*SOURCE DATA*.
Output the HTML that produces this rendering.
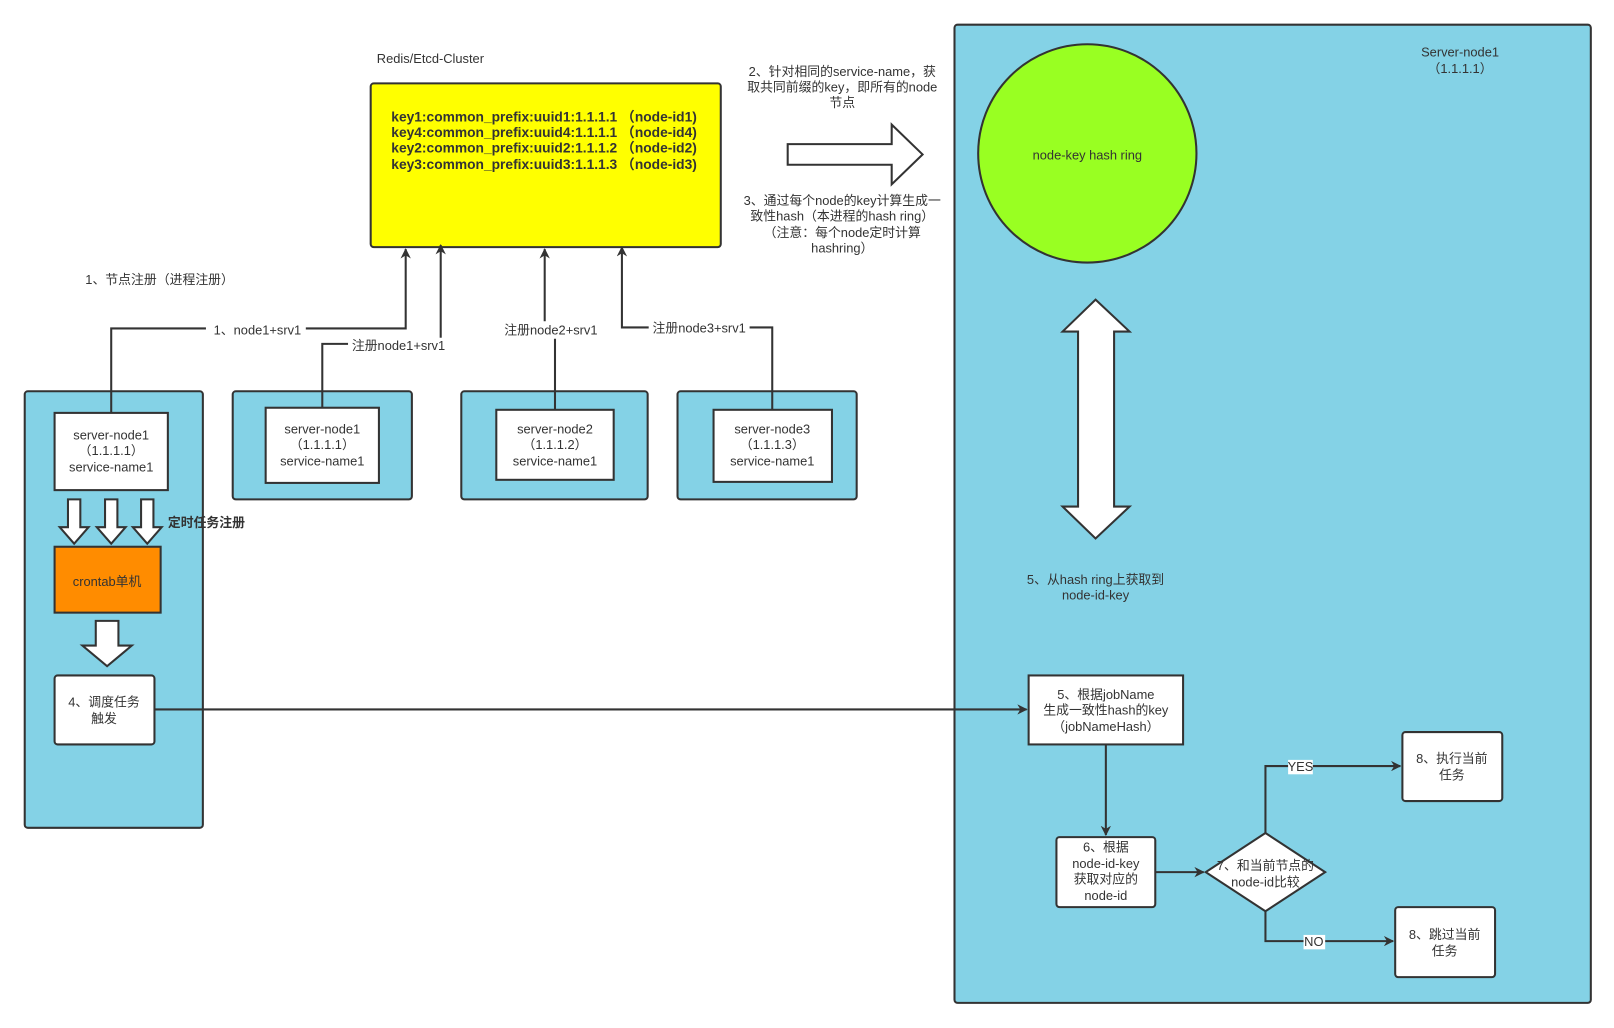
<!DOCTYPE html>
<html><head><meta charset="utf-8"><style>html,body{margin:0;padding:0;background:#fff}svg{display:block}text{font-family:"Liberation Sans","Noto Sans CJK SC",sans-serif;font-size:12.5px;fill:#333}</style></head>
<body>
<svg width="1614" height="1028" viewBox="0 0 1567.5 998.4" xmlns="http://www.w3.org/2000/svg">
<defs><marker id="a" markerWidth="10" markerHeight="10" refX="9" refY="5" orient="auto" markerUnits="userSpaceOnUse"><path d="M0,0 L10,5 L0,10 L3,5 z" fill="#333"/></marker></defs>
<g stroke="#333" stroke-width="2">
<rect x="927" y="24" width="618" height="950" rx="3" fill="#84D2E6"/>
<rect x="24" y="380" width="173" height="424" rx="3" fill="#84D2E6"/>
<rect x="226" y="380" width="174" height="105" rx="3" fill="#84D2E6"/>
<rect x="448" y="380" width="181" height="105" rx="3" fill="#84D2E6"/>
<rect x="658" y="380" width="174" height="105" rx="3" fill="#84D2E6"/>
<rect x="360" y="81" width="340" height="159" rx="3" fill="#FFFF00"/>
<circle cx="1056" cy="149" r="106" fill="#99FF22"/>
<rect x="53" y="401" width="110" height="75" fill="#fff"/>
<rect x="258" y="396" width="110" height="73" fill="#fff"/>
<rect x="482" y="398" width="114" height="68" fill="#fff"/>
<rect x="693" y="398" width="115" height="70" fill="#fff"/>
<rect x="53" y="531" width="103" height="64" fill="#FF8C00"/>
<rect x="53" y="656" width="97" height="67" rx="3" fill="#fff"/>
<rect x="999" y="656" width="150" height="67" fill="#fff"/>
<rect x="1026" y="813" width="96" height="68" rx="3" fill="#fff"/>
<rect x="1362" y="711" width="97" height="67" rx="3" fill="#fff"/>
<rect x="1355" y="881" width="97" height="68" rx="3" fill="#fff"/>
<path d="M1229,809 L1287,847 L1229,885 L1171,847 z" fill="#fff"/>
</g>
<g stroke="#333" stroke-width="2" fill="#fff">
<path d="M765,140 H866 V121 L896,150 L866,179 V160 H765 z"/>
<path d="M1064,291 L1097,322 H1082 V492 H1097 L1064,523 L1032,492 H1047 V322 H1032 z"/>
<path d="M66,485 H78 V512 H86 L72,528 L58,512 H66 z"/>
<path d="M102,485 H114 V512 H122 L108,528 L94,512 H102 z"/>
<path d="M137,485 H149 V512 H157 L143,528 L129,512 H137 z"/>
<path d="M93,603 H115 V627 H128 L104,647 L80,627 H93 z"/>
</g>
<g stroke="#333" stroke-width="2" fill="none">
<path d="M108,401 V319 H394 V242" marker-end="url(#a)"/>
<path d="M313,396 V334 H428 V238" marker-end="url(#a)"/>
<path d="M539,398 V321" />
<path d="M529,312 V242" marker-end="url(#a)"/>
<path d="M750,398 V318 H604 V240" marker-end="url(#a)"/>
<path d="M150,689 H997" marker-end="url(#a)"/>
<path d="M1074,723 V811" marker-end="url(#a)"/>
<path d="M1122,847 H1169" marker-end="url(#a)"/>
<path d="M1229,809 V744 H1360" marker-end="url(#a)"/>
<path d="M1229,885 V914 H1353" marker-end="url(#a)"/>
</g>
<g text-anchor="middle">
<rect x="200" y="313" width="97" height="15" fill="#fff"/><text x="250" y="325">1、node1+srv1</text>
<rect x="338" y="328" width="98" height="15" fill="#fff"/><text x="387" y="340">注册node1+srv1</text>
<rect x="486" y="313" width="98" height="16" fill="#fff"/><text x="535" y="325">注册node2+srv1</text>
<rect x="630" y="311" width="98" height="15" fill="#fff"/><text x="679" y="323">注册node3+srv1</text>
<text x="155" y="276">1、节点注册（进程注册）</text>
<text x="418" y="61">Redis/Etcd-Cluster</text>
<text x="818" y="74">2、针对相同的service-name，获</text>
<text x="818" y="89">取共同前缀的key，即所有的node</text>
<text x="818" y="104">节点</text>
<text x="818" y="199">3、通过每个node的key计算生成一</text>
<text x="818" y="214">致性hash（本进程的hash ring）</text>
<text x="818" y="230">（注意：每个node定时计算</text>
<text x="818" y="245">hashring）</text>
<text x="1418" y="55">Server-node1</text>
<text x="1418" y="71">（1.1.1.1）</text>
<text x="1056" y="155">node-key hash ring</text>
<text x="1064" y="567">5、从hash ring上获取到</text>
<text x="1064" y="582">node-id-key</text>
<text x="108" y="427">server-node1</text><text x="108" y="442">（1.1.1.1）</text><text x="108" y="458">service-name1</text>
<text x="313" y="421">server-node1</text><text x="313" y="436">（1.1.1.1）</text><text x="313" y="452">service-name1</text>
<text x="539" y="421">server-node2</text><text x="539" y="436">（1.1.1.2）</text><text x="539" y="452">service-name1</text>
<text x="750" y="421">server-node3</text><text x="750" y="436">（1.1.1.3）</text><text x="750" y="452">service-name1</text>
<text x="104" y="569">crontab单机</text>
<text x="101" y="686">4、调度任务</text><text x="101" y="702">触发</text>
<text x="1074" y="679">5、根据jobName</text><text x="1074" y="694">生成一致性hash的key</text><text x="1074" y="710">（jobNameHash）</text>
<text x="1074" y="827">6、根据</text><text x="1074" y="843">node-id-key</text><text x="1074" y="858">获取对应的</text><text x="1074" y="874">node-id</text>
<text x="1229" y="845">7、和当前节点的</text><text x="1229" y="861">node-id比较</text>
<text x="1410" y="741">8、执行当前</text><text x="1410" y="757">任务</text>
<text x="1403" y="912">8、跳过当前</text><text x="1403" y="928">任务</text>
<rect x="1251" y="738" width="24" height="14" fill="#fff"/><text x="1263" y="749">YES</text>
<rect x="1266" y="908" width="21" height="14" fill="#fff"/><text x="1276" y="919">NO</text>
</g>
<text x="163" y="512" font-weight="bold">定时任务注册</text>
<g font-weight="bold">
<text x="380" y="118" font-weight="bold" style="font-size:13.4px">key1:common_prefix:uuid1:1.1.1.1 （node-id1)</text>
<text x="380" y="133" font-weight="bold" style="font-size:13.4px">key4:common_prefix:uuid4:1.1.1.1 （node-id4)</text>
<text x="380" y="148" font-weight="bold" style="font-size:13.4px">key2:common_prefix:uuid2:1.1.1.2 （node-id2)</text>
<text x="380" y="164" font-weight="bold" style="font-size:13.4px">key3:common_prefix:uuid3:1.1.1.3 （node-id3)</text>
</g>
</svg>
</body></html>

*EXERCISE DETAILS*.
Repeat the listing in full and exactly. Do not include any images.

*RESULT OF THE EXERCISE*.
Output the HTML that produces this rendering.
<!DOCTYPE html>
<html><head><meta charset="utf-8"><style>html,body{margin:0;padding:0;background:#fff}svg{display:block}text{font-family:"Liberation Sans","Noto Sans CJK SC",sans-serif;font-size:12.5px;fill:#333}</style></head>
<body>
<svg width="1614" height="1028" viewBox="0 0 1567.5 998.4" xmlns="http://www.w3.org/2000/svg">
<defs><marker id="a" markerWidth="10" markerHeight="10" refX="9" refY="5" orient="auto" markerUnits="userSpaceOnUse"><path d="M0,0 L10,5 L0,10 L3,5 z" fill="#333"/></marker></defs>
<g stroke="#333" stroke-width="2">
<rect x="927" y="24" width="618" height="950" rx="3" fill="#84D2E6"/>
<rect x="24" y="380" width="173" height="424" rx="3" fill="#84D2E6"/>
<rect x="226" y="380" width="174" height="105" rx="3" fill="#84D2E6"/>
<rect x="448" y="380" width="181" height="105" rx="3" fill="#84D2E6"/>
<rect x="658" y="380" width="174" height="105" rx="3" fill="#84D2E6"/>
<rect x="360" y="81" width="340" height="159" rx="3" fill="#FFFF00"/>
<circle cx="1056" cy="149" r="106" fill="#99FF22"/>
<rect x="53" y="401" width="110" height="75" fill="#fff"/>
<rect x="258" y="396" width="110" height="73" fill="#fff"/>
<rect x="482" y="398" width="114" height="68" fill="#fff"/>
<rect x="693" y="398" width="115" height="70" fill="#fff"/>
<rect x="53" y="531" width="103" height="64" fill="#FF8C00"/>
<rect x="53" y="656" width="97" height="67" rx="3" fill="#fff"/>
<rect x="999" y="656" width="150" height="67" fill="#fff"/>
<rect x="1026" y="813" width="96" height="68" rx="3" fill="#fff"/>
<rect x="1362" y="711" width="97" height="67" rx="3" fill="#fff"/>
<rect x="1355" y="881" width="97" height="68" rx="3" fill="#fff"/>
<path d="M1229,809 L1287,847 L1229,885 L1171,847 z" fill="#fff"/>
</g>
<g stroke="#333" stroke-width="2" fill="#fff">
<path d="M765,140 H866 V121 L896,150 L866,179 V160 H765 z"/>
<path d="M1064,291 L1097,322 H1082 V492 H1097 L1064,523 L1032,492 H1047 V322 H1032 z"/>
<path d="M66,485 H78 V512 H86 L72,528 L58,512 H66 z"/>
<path d="M102,485 H114 V512 H122 L108,528 L94,512 H102 z"/>
<path d="M137,485 H149 V512 H157 L143,528 L129,512 H137 z"/>
<path d="M93,603 H115 V627 H128 L104,647 L80,627 H93 z"/>
</g>
<g stroke="#333" stroke-width="2" fill="none">
<path d="M108,401 V319 H394 V242" marker-end="url(#a)"/>
<path d="M313,396 V334 H428 V238" marker-end="url(#a)"/>
<path d="M539,398 V321" />
<path d="M529,312 V242" marker-end="url(#a)"/>
<path d="M750,398 V318 H604 V240" marker-end="url(#a)"/>
<path d="M150,689 H997" marker-end="url(#a)"/>
<path d="M1074,723 V811" marker-end="url(#a)"/>
<path d="M1122,847 H1169" marker-end="url(#a)"/>
<path d="M1229,809 V744 H1360" marker-end="url(#a)"/>
<path d="M1229,885 V914 H1353" marker-end="url(#a)"/>
</g>
<g text-anchor="middle">
<rect x="200" y="313" width="97" height="15" fill="#fff"/><text x="250" y="325">1、node1+srv1</text>
<rect x="338" y="328" width="98" height="15" fill="#fff"/><text x="387" y="340">注册node1+srv1</text>
<rect x="486" y="313" width="98" height="16" fill="#fff"/><text x="535" y="325">注册node2+srv1</text>
<rect x="630" y="311" width="98" height="15" fill="#fff"/><text x="679" y="323">注册node3+srv1</text>
<text x="155" y="276">1、节点注册（进程注册）</text>
<text x="418" y="61">Redis/Etcd-Cluster</text>
<text x="818" y="74">2、针对相同的service-name，获</text>
<text x="818" y="89">取共同前缀的key，即所有的node</text>
<text x="818" y="104">节点</text>
<text x="818" y="199">3、通过每个node的key计算生成一</text>
<text x="818" y="214">致性hash（本进程的hash ring）</text>
<text x="818" y="230">（注意：每个node定时计算</text>
<text x="818" y="245">hashring）</text>
<text x="1418" y="55">Server-node1</text>
<text x="1418" y="71">（1.1.1.1）</text>
<text x="1056" y="155">node-key hash ring</text>
<text x="1064" y="567">5、从hash ring上获取到</text>
<text x="1064" y="582">node-id-key</text>
<text x="108" y="427">server-node1</text><text x="108" y="442">（1.1.1.1）</text><text x="108" y="458">service-name1</text>
<text x="313" y="421">server-node1</text><text x="313" y="436">（1.1.1.1）</text><text x="313" y="452">service-name1</text>
<text x="539" y="421">server-node2</text><text x="539" y="436">（1.1.1.2）</text><text x="539" y="452">service-name1</text>
<text x="750" y="421">server-node3</text><text x="750" y="436">（1.1.1.3）</text><text x="750" y="452">service-name1</text>
<text x="104" y="569">crontab单机</text>
<text x="101" y="686">4、调度任务</text><text x="101" y="702">触发</text>
<text x="1074" y="679">5、根据jobName</text><text x="1074" y="694">生成一致性hash的key</text><text x="1074" y="710">（jobNameHash）</text>
<text x="1074" y="827">6、根据</text><text x="1074" y="843">node-id-key</text><text x="1074" y="858">获取对应的</text><text x="1074" y="874">node-id</text>
<text x="1229" y="845">7、和当前节点的</text><text x="1229" y="861">node-id比较</text>
<text x="1410" y="741">8、执行当前</text><text x="1410" y="757">任务</text>
<text x="1403" y="912">8、跳过当前</text><text x="1403" y="928">任务</text>
<rect x="1251" y="738" width="24" height="14" fill="#fff"/><text x="1263" y="749">YES</text>
<rect x="1266" y="908" width="21" height="14" fill="#fff"/><text x="1276" y="919">NO</text>
</g>
<text x="163" y="512" font-weight="bold">定时任务注册</text>
<g font-weight="bold">
<text x="380" y="118" font-weight="bold" style="font-size:13.4px">key1:common_prefix:uuid1:1.1.1.1 （node-id1)</text>
<text x="380" y="133" font-weight="bold" style="font-size:13.4px">key4:common_prefix:uuid4:1.1.1.1 （node-id4)</text>
<text x="380" y="148" font-weight="bold" style="font-size:13.4px">key2:common_prefix:uuid2:1.1.1.2 （node-id2)</text>
<text x="380" y="164" font-weight="bold" style="font-size:13.4px">key3:common_prefix:uuid3:1.1.1.3 （node-id3)</text>
</g>
</svg>
</body></html>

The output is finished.